Les ingrédients des remèdes sont parfois commentés en note, mais pour des raisons pratiques évidentes, ils sont classés et commentés dans un lexique annexe, réparti en trois sections selon l’origine végétale, minérale ou animale du produit. Le lexique végétal s’appuie sur les identifications de Jacques André[7] et rappelle les indications principales des plantes mentionnées et leurs emplois dans les Compositions. Les deux autres sections suivent le même schéma. Les sections sur les végétaux et animaux paraissent complètes et informées, mais celle sur les animaux semble curieusement plus négligée.
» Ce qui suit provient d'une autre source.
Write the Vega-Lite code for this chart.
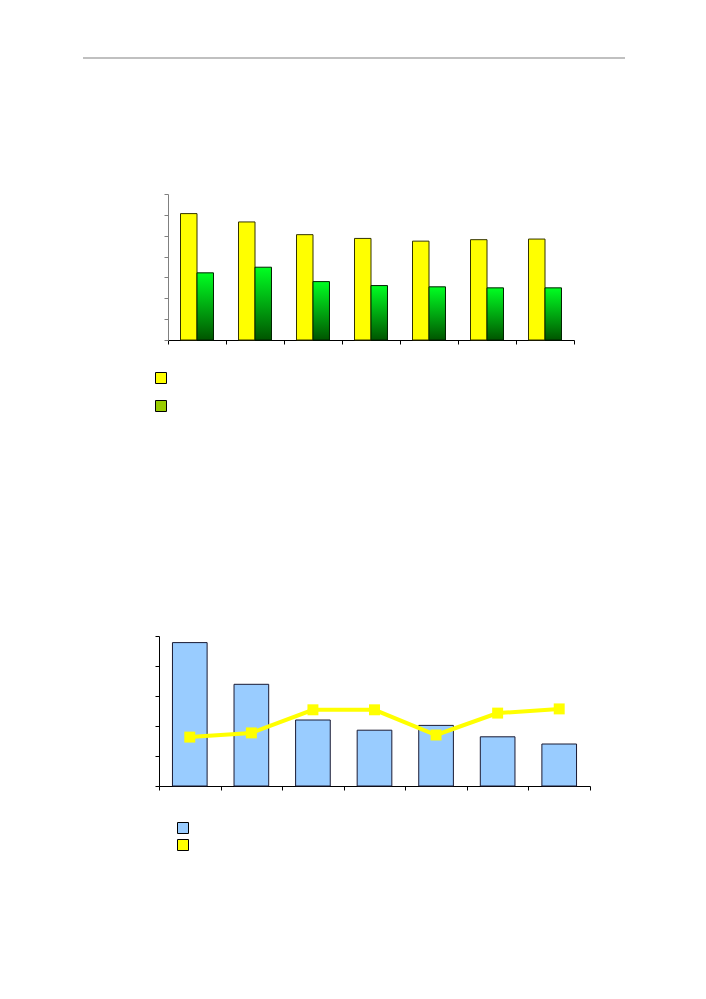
{
  "$schema": "https://vega.github.io/schema/vega-lite/v6.json",
  "padding": {"left": 82, "top": 57, "right": 0, "bottom": 0},
  "config": {"view": {"stroke": null}, "font": "Liberation Sans"},
  "datasets": {
    "page": [{"a": 0, "b": 1}],
    "bars1": [
      {"g": 1, "s": "A", "v": 6.06}, {"g": 1, "s": "B", "v": 3.22},
      {"g": 2, "s": "A", "v": 5.66}, {"g": 2, "s": "B", "v": 3.49},
      {"g": 3, "s": "A", "v": 5.05}, {"g": 3, "s": "B", "v": 2.8},
      {"g": 4, "s": "A", "v": 4.87}, {"g": 4, "s": "B", "v": 2.61},
      {"g": 5, "s": "A", "v": 4.74}, {"g": 5, "s": "B", "v": 2.55},
      {"g": 6, "s": "A", "v": 4.81}, {"g": 6, "s": "B", "v": 2.5},
      {"g": 7, "s": "A", "v": 4.84}, {"g": 7, "s": "B", "v": 2.5}
    ],
    "combo": [
      {"g": 1, "bar": 4.78, "line": 1.63},
      {"g": 2, "bar": 3.39, "line": 1.77},
      {"g": 3, "bar": 2.2, "line": 2.54},
      {"g": 4, "bar": 1.86, "line": 2.54},
      {"g": 5, "bar": 2.02, "line": 1.7},
      {"g": 6, "bar": 1.64, "line": 2.43},
      {"g": 7, "bar": 1.4, "line": 2.57}
    ]
  },
  "spacing": 134,
  "vconcat": [
    {
      "width": 542,
      "height": 2,
      "data": {"name": "page"},
      "mark": {"type": "rule", "color": "#c0c0c0", "strokeWidth": 2},
      "encoding": {
        "x": {"field": "a", "type": "quantitative", "scale": {"domain": [0, 1]}, "axis": null},
        "x2": {"field": "b"}
      }
    },
    {
      "spacing": 221,
      "resolve": {"scale": {"color": "independent"}, "legend": {"color": "independent"}},
      "vconcat": [
        {
          "spacing": 79,
          "hconcat": [
            {"width": 1, "height": 1, "data": {"values": []}, "mark": {"type": "point", "opacity": 0}},
            {
              "width": 406,
              "height": 146,
              "data": {"name": "bars1"},
              "encoding": {
                "x": {
                  "field": "g",
                  "type": "ordinal",
                  "scale": {"paddingInner": 0, "paddingOuter": 0},
                  "axis": {"labels": false, "title": null, "tickBand": "extent", "domainColor": "#000000", "tickColor": "#000000", "tickSize": 4}
                },
                "xOffset": {"field": "s", "type": "nominal", "scale": {"domain": ["A", "B"], "paddingInner": 0, "paddingOuter": 0.758}},
                "y": {
                  "field": "v",
                  "type": "quantitative",
                  "scale": {"domain": [0, 7]},
                  "axis": {"values": [0, 1, 2, 3, 4, 5, 6, 7], "labels": false, "title": null, "grid": false, "domainColor": "#808080", "tickColor": "#808080", "tickSize": 4}
                }
              },
              "layer": [
                {
                  "transform": [{"filter": "datum.s === 'A'"}],
                  "mark": {"type": "bar", "stroke": "#333300", "strokeWidth": 1},
                  "encoding": {
                    "color": {
                      "field": "s",
                      "type": "nominal",
                      "scale": {"domain": ["A", "B"], "range": ["#ffff00", "#99cc00"]},
                      "legend": {
                        "orient": "none", "legendX": 72, "legendY": 178, "direction": "vertical",
                        "title": null, "labelExpr": "''", "labelFontSize": 1,
                        "symbolType": "square", "symbolSize": 121, "symbolStrokeColor": "#000000",
                        "symbolStrokeWidth": 1, "symbolOpacity": 1, "rowPadding": 12
                      }
                    }
                  }
                },
                {
                  "transform": [{"filter": "datum.s === 'B'"}],
                  "mark": {
                    "type": "bar",
                    "stroke": "#002200",
                    "strokeWidth": 1,
                    "fill": {
                      "gradient": "linear",
                      "x1": 0, "y1": 0, "x2": 0, "y2": 1,
                      "stops": [
                        {"offset": 0, "color": "#00ff22"},
                        {"offset": 1, "color": "#005500"}
                      ]
                    }
                  }
                }
              ]
            }
          ]
        },
        {
          "spacing": 70,
          "hconcat": [
            {"width": 1, "height": 1, "data": {"values": []}, "mark": {"type": "point", "opacity": 0}},
            {
              "width": 431,
              "height": 150,
              "data": {"name": "combo"},
              "encoding": {
                "x": {
                  "field": "g",
                  "type": "ordinal",
                  "scale": {"paddingInner": 0, "paddingOuter": 0},
                  "axis": {"labels": false, "title": null, "tickBand": "extent", "domainColor": "#000000", "tickColor": "#000000", "tickSize": 4}
                }
              },
              "layer": [
                {
                  "mark": {"type": "bar", "stroke": "#1a1a33", "strokeWidth": 1, "width": {"band": 0.563}},
                  "encoding": {
                    "y": {
                      "field": "bar",
                      "type": "quantitative",
                      "scale": {"domain": [0, 5]},
                      "axis": {"values": [0, 1, 2, 3, 4, 5], "labels": false, "title": null, "grid": false, "domainColor": "#000000", "tickColor": "#000000", "tickSize": 4}
                    },
                    "color": {
                      "datum": "C",
                      "type": "nominal",
                      "scale": {"domain": ["C", "D"], "range": ["#99ccff", "#ffff00"]},
                      "legend": {
                        "orient": "none", "legendX": 94, "legendY": 186, "direction": "vertical",
                        "title": null, "labelExpr": "''", "labelFontSize": 1,
                        "symbolType": "square", "symbolSize": 121, "symbolStrokeColor": "#000000",
                        "symbolStrokeWidth": 1, "symbolOpacity": 1, "rowPadding": 1
                      }
                    }
                  }
                },
                {
                  "mark": {
                    "type": "line",
                    "color": "#ffff00",
                    "strokeWidth": 4,
                    "point": {"shape": "square", "size": 120, "filled": true, "color": "#ffff00", "opacity": 1}
                  },
                  "encoding": {
                    "y": {
                      "field": "line",
                      "type": "quantitative",
                      "scale": {"domain": [0, 5]},
                      "axis": {"values": [0, 1, 2, 3, 4, 5], "labels": false, "title": null, "grid": false, "domainColor": "#000000", "tickColor": "#000000", "tickSize": 4}
                    }
                  }
                }
              ]
            }
          ]
        }
      ]
    }
  ]
}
Le principe d’une entrée pour chaque animal et pour chaque type de substance n’a pas été adopté ; ainsi il y a une entrée fel taurinum, mais non fel, et on trouvera le fiel de hyène uniquement à hyaenea, tandis qu’il n’y a pas d’entrée pour le taureau, qui fournit aussi notamment sa graisse (ce dont figurent quelques mentions à l’entrée adeps) ; certaines références manquent parfois et des animaux ou produits sont absents (cendre de petits d’hirondelles [c. 70] ; mendoles et leurs têtes [c. 71] ; chouette et sa cervelle [c. 43]…). À part quelques références à Pline, il n’y a aucun renvoi à d’autres auteurs ou des études, à la différence des deux autres sections, ce qui est un peu dommage pour certaines substances ayant eu un succès étonnant (comme les têtes de mendoles ou la cendre de petits d’hirondelles). Le lecteur cherchant les références des remèdes animaux chez Scribonus devra plutôt se reporter dans l’index uerborum aux noms des animaux (dans la plupart des cas).

Les rares points plus faibles relevés ne diminuent cependant pas la valeur et l’intérêt d’un travail considérable, très riche et très étayé, qui constituera un ouvrage de référence pour tous ceux qui s’intéressent à la médecine antique.

Patricia Gaillard-Seux, Laboratoire Temps, Mondes et Sociétés (TEMOS)

[1]. Georg Helmreich, Teubner 1887.

[2]. Teubner 1983.

[3]. Pharmacognosie, phytochimie, plantes médicinales, Paris 20094 ou 20165.

[4]. Insects and Others Invertebrates in Classical Antiquity, Exeter 1998.

[5]. Heilige Krankheit. Epilepsie in antiker Medizin, Astrologie und Religion, Marburg 1999.

[6]. Les maladies à l’aube de la civilisation occidentale, Paris 1983.

[7]. Les noms de plantes dans la Rome antique, Paris 1985.